■ **Short problem**: Return the count of lines that mention "chart", with no other words.

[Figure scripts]

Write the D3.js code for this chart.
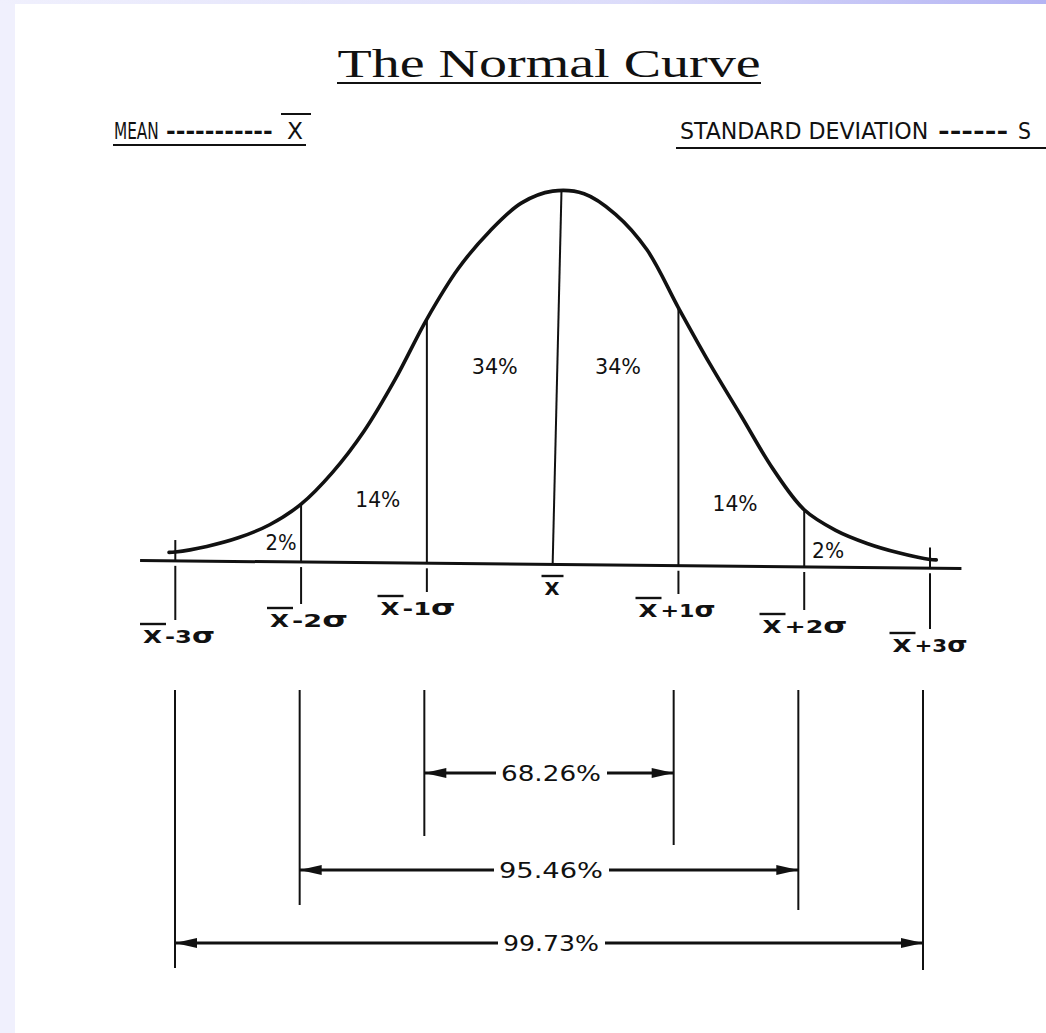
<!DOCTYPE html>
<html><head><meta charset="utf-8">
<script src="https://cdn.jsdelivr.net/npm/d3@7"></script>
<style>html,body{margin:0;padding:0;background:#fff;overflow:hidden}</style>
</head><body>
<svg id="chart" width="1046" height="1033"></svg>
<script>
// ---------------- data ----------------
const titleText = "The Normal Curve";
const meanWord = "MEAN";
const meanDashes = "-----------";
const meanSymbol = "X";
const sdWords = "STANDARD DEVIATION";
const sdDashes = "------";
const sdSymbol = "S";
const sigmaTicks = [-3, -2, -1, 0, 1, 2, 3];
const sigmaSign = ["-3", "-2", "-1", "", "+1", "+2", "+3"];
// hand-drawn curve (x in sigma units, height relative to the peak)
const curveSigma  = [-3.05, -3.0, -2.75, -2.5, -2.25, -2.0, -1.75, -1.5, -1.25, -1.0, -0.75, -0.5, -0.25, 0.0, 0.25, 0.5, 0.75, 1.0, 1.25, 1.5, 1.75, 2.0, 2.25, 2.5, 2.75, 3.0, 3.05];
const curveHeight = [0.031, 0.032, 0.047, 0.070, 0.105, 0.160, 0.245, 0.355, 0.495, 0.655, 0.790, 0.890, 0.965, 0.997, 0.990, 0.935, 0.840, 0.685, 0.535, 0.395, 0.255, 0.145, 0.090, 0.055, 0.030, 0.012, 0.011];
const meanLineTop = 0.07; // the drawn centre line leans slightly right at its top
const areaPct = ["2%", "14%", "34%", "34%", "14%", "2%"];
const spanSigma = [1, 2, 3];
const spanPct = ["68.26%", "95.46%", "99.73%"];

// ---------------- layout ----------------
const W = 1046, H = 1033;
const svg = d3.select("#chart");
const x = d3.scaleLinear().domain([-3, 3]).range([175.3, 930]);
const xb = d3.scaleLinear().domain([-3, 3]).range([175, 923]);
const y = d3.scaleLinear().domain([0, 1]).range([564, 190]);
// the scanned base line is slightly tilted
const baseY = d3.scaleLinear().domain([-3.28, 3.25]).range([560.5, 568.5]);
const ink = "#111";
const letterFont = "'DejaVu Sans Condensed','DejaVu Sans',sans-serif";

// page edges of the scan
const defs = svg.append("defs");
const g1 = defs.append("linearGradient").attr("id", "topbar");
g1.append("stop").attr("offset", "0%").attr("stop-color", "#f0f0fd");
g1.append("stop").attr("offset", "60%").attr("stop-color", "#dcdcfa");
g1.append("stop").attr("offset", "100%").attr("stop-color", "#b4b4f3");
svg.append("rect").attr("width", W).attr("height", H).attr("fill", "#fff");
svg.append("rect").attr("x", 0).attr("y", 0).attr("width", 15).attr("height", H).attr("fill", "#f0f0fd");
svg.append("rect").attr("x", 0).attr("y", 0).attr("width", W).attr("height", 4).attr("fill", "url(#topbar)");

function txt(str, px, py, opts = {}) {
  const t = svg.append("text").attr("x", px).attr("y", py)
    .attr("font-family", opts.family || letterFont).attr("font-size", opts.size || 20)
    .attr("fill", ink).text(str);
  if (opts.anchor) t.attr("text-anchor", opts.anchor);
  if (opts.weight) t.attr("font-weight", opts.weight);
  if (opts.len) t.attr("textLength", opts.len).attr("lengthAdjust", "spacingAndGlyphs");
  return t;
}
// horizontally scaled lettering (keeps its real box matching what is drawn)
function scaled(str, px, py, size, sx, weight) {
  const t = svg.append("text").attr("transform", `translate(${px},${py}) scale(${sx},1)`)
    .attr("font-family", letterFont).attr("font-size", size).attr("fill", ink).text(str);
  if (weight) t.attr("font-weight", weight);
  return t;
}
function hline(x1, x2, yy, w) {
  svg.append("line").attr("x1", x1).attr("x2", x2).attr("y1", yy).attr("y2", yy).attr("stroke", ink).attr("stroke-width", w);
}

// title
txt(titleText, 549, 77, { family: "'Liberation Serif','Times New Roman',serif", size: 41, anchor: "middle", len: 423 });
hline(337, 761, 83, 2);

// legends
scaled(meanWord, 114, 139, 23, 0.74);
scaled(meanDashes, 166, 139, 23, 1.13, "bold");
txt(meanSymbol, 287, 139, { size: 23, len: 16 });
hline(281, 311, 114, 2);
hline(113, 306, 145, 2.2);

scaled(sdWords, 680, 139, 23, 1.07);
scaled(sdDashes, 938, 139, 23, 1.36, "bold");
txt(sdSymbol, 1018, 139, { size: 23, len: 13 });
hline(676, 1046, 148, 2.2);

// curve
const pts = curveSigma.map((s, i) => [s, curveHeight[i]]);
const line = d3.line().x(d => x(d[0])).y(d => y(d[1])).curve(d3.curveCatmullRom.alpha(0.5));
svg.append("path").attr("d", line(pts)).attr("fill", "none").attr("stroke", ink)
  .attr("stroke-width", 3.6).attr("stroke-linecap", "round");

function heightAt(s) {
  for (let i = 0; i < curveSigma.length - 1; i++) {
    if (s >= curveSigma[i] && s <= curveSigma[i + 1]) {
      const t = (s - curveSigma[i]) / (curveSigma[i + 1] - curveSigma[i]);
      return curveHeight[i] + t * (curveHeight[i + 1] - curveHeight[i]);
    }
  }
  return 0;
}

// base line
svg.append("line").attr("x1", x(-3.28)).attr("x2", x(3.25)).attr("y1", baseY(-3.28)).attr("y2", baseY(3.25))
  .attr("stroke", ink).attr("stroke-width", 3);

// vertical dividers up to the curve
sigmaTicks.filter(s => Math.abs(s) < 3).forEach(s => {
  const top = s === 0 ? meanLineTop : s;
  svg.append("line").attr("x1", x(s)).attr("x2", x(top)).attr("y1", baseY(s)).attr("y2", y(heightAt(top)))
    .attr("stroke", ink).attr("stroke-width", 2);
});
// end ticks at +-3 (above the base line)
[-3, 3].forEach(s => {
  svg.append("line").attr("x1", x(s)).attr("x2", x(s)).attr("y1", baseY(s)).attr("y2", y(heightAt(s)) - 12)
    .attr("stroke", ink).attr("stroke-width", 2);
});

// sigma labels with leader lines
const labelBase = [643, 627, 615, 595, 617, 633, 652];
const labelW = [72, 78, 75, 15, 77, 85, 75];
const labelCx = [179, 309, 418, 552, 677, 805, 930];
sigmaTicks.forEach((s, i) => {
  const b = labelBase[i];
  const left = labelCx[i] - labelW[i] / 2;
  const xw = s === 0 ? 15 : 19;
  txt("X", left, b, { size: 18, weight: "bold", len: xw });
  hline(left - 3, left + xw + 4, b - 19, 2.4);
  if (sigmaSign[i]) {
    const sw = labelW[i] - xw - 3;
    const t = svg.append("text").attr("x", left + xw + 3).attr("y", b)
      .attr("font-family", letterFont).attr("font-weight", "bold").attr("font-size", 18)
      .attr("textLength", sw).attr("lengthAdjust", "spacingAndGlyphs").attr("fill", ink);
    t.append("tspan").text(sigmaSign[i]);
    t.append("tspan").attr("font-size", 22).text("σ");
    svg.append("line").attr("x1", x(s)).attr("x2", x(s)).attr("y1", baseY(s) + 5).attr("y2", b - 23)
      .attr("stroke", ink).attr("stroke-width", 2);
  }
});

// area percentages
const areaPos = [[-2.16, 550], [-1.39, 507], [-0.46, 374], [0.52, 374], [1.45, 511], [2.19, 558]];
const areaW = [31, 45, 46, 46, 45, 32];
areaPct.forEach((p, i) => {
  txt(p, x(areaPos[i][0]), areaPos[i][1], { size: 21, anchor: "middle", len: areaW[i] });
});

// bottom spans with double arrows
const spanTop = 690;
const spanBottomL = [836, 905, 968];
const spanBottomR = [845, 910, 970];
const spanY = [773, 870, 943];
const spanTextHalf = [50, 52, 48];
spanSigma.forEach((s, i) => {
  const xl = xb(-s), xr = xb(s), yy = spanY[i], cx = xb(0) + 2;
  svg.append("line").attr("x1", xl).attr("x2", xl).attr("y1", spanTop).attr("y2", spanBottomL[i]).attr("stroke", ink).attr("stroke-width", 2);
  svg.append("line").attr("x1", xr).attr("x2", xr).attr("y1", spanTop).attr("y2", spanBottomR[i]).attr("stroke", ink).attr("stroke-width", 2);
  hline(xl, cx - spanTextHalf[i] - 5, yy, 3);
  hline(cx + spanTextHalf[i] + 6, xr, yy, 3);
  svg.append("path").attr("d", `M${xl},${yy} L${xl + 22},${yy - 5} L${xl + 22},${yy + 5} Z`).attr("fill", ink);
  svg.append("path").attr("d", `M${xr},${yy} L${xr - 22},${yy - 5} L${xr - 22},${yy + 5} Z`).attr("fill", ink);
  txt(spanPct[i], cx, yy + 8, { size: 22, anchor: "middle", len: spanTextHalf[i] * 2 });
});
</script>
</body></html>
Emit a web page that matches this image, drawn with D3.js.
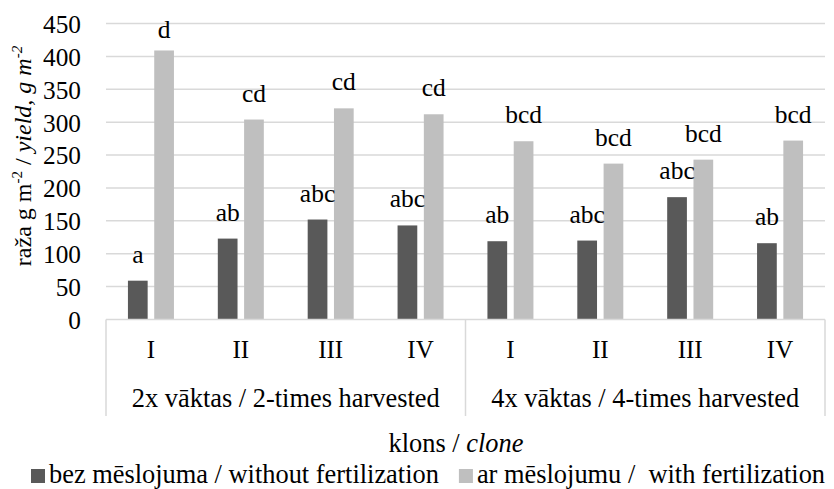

■ **Solution**: 3